То есть Целан полемически настаивает на том, что помимо чисто психологического «выстоять» есть право и возможность сделать нечто большее посредством дыхательной тайны «сердечно- и небесно-седой (подзолистой) речи»: совершить прорыв «по ту сторону». В материалах к «Меридиану» более прямо: «Главное – выстоять: когда-то это было строкой стихотворения, ныне же стало цитатой; а цитаты – нечто большее, нежели чужеродные тела, которые (мы это чувствуем медиумически, то есть в силу своего медиаторного, медиального положения) устремляются к нам…» Цитата должна была быть растворена в его личном новом опыте. Но это и есть творческое поведение.
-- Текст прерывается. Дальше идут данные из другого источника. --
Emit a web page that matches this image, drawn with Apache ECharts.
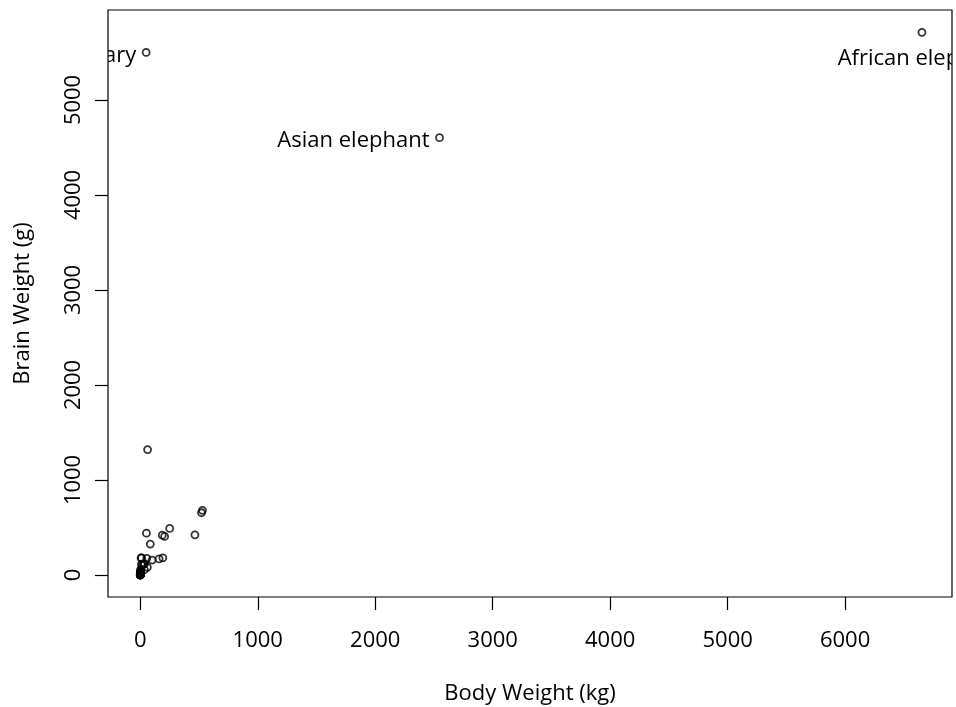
<!DOCTYPE html>
<html>
<head>
<meta charset="utf-8">
<script src="https://cdn.jsdelivr.net/npm/echarts@6/dist/echarts.min.js"></script>
<style>
  html, body { margin: 0; padding: 0; background: #fff; }
  #chart { width: 956px; height: 707px; }
</style>
</head>
<body>
<div id="chart"></div>
<script>
// Mammal body weight (kg) vs brain weight (g)
const names = [
  "Arctic fox", "Owl monkey", "Mountain beaver", "Cow", "Grey wolf", "Goat", "Roe deer",
  "Guinea pig", "Verbet", "Chinchilla", "Ground squirrel", "Arctic ground squirrel",
  "African giant pouched rat", "Lesser short-tailed shrew", "Star-nosed mole",
  "Nine-banded armadillo", "Tree hyrax", "N.A. opossum", "Asian elephant", "Big brown bat",
  "Donkey", "Horse", "European hedgehog", "Patas monkey", "Cat", "Galago", "Genet",
  "Giraffe", "Gorilla", "Grey seal", "Rock hyrax-a", "Human", "African elephant",
  "Water opossum", "Rhesus monkey", "Kangaroo", "Yellow-bellied marmot", "Golden hamster",
  "Mouse", "Little brown bat", "Slow loris", "Okapi", "Rabbit", "Sheep", "Jaguar",
  "Chimpanzee", "Baboon", "Desert hedgehog", "Giant armadillo", "Rock hyrax-b", "Raccoon",
  "Rat", "E. American mole", "Mole rat", "Musk shrew", "Pig", "Echidna", "Brazilian tapir",
  "Tenrec", "Phalanger", "Tree shrew", "Red fox", "Imaginary"
];
const bodyKg = [
  3.385, 0.48, 1.35, 465, 36.33, 27.66, 14.83,
  1.04, 4.19, 0.425, 0.101, 0.92,
  1, 0.005, 0.06,
  3.5, 2, 1.7, 2547, 0.023,
  187.1, 521, 0.785, 10, 3.3, 0.2, 1.41,
  529, 207, 85, 0.75, 62, 6654,
  3.5, 6.8, 35, 4.05, 0.12,
  0.023, 0.01, 1.4, 250, 2.5, 55.5, 100,
  52.16, 10.55, 0.55, 60, 3.6, 4.288,
  0.28, 0.075, 0.122, 0.048, 192, 3, 160,
  0.9, 1.62, 0.104, 4.235, 50
];
const brainG = [
  44.5, 15.5, 8.1, 423, 119.5, 115, 98.2,
  5.5, 58, 6.4, 4, 5.7,
  6.6, 0.14, 1,
  10.8, 12.3, 6.3, 4603, 0.3,
  419, 655, 3.5, 115, 25.6, 5, 17.5,
  680, 406, 325, 12.3, 1320, 5712,
  3.9, 179, 56, 17, 1,
  0.4, 0.25, 12.5, 490, 12.1, 175, 157,
  440, 179.5, 2.4, 81, 21, 39.2,
  1.9, 1.2, 3, 0.33, 180, 25, 169,
  2.6, 11.4, 2.5, 50.4, 5500
];
// Labelled animals and which side of the point the text sits on
const labelled = ["Imaginary", "Asian elephant", "African elephant"];
const labelSide = { "Imaginary": "left", "Asian elephant": "left", "African elephant": "below" };

const xTicks = [0, 1000, 2000, 3000, 4000, 5000, 6000];
const yTicks = [0, 1000, 2000, 3000, 4000, 5000];

const FONT = '"Open Sans", "Noto Sans", sans-serif';
const FS = 22;
const points = bodyKg.map((b, i) => [b, brainG[i]]);
const labelData = labelled.map(n => {
  const i = names.indexOf(n);
  return [bodyKg[i], brainG[i], n];
});
const plain = v => String(v);

const chart = echarts.init(document.getElementById('chart'), null, { renderer: 'canvas' });
chart.setOption({
  animation: false,
  backgroundColor: '#ffffff',
  grid: {
    left: 108, right: 4, top: 10, bottom: 110,
    outerBoundsMode: 'none',
    containLabel: false,
    show: true, borderColor: '#000', borderWidth: 1.2, backgroundColor: 'transparent'
  },
  xAxis: {
    type: 'value', min: -275, max: 6910,
    splitLine: { show: false },
    axisLine: { show: false, onZero: false },
    axisTick: { show: true, length: 13, inside: false, customValues: xTicks, lineStyle: { color: '#000', width: 1.2 } },
    axisLabel: { customValues: xTicks, formatter: plain, margin: 33, color: '#000', fontSize: FS, fontFamily: FONT },
    name: 'Body Weight (kg)', nameLocation: 'middle', nameGap: 86,
    nameTextStyle: { color: '#000', fontSize: FS, fontFamily: FONT }
  },
  yAxis: {
    type: 'value', min: -232, max: 5947,
    splitLine: { show: false },
    axisLine: { show: false, onZero: false },
    axisTick: { show: true, length: 13, inside: false, customValues: yTicks, lineStyle: { color: '#000', width: 1.2 } },
    axisLabel: { customValues: yTicks, formatter: plain, rotate: 90, margin: 23, color: '#000', fontSize: FS, fontFamily: FONT },
    name: 'Brain Weight (g)', nameLocation: 'middle', nameGap: 74,
    nameTextStyle: { color: '#000', fontSize: FS, fontFamily: FONT }
  },
  series: [
    {
      type: 'scatter',
      data: points,
      symbol: 'circle',
      symbolSize: 7,
      itemStyle: { color: 'rgba(0,0,0,0)', borderColor: '#000', borderWidth: 1.8 },
      clip: true
    },
    {
      type: 'custom',
      clip: true,
      data: labelData,
      renderItem: function (params, api) {
        const p = api.coord([api.value(0), api.value(1)]);
        const name = labelData[params.dataIndex][2];
        const side = labelSide[name];
        const style = { text: name, fill: '#000', font: FS + 'px ' + FONT, verticalAlign: 'middle' };
        if (side === 'below') {
          return { type: 'text', x: p[0], y: p[1] + 26, style: Object.assign(style, { align: 'center' }) };
        }
        return { type: 'text', x: p[0] - 10, y: p[1] + 3, style: Object.assign(style, { align: 'right' }) };
      }
    }
  ]
});
</script>
</body>
</html>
Собственно, полемика Целана с цитатой из Рильке есть отчасти недоразумение, поскольку во внутреннем космосе Дуинского отшельника максима «не до побед здесь; выстоять – победа!» была не просто и не столько проповедью стоического мужества перед ударами и вульгарным напором свихнувшейся эпохи, сколько констатацией того, что сам настрой на победу или победительность есть ошибка. Рильке настраивает себя в унисон с богом Орфеем, чья женственно-принимающая природа устремлена к растворенью в сущем, но ни в коем случае не к борьбе. При верной настройке сознания человек, постигший иллюзорность своего «я», становится неуязвим для любых форм агрессий, для всех попыток вовлечь себя в ту или иную форму соревновательности.
Конечно, отнюдь не только Адорно полагал, что после Освенцима и ГУЛАГа нельзя уже писать стихи; то есть писать их прежним способом. Райнеру Рильке для его духовной революции даже не нужна была и первая мировая война, её чудовищный опыт был излишен. Однако кто обладал метафизической чуткостью Рильке? В России человеком такого уровня интуиции был, например, Тютчев, чей тон уже был «знающе» сух. На Целана оглушающе подействовало убийство его родителей в 1942-м в немецком концлагере на Украине, а затем выдвинутое против него обвинение в плагиате, тиражированное немецкой прессой. Через эти «толчки судьбы» он, вероятнее всего, и вышел на открытия Рильке. Похожий опыт выхода из «объятий» старой лирики, где музыка «чистой художественности» была главным критерием, проделали и другие (сравнительно немногие) поэты. У нас в России можно насчитать с полдюжины достойных имен. У этих поэтов при абсолютно разных стилевых системах, есть общность «нейтралитета» как принципа самостояния, сдержанная, почти скорбная эмоциональность, некая новая форма отрешенности, с сухой отстраненностью от всех возможных зовов старой эстетики. (Вспомним Геннадия Айги). В этой поэзии действительно новый тип дыхания, идущий из глубинного осознания реально-новой ситуации человека в мире. Человеку уже нечем обманываться и обольщаться. Ныне героизировать или поэтизировать образ человека было бы либо слепотой, либо формой идиотизма. И в зеркале художник видит то, что есть, а не то, что «непременно наступит». Ничего не наступит, будущего у нынешнего homo как у некоего социального проекта просто нет.
Не было его, впрочем, и у Целана, неотвратимо сходившего с ума. В этом он продолжил «традицию» Гёльдерлина, Батюшкова и Тракля.
Однажды Целан сравнил стихотворение с рукопожатием. Однако у него немало и других определений поэзии. Скажем: поэзия – разновидность бутылочной почты. То есть последней записки, которую выброшенный на необитаемый остров пишет, ввинчивает в бутылку, закупоривает и бросает в море в зыбкой надежде, что, быть может, кто-нибудь когда-нибудь ее найдет и прочтет строки пропавшего-без-вести. Рукопожатие ли это? Покуда бутылочная почта работает, есть занятие, сам ее ритм, есть смиренная самодисциплина, есть молитвенная кротость, ибо в самой идее бутылочной почты скрыт архетип нашего общения с предвечным Никто, живущим в предвечном Нигде. Все мы поодиночке выброшены на свои необитаемые острова.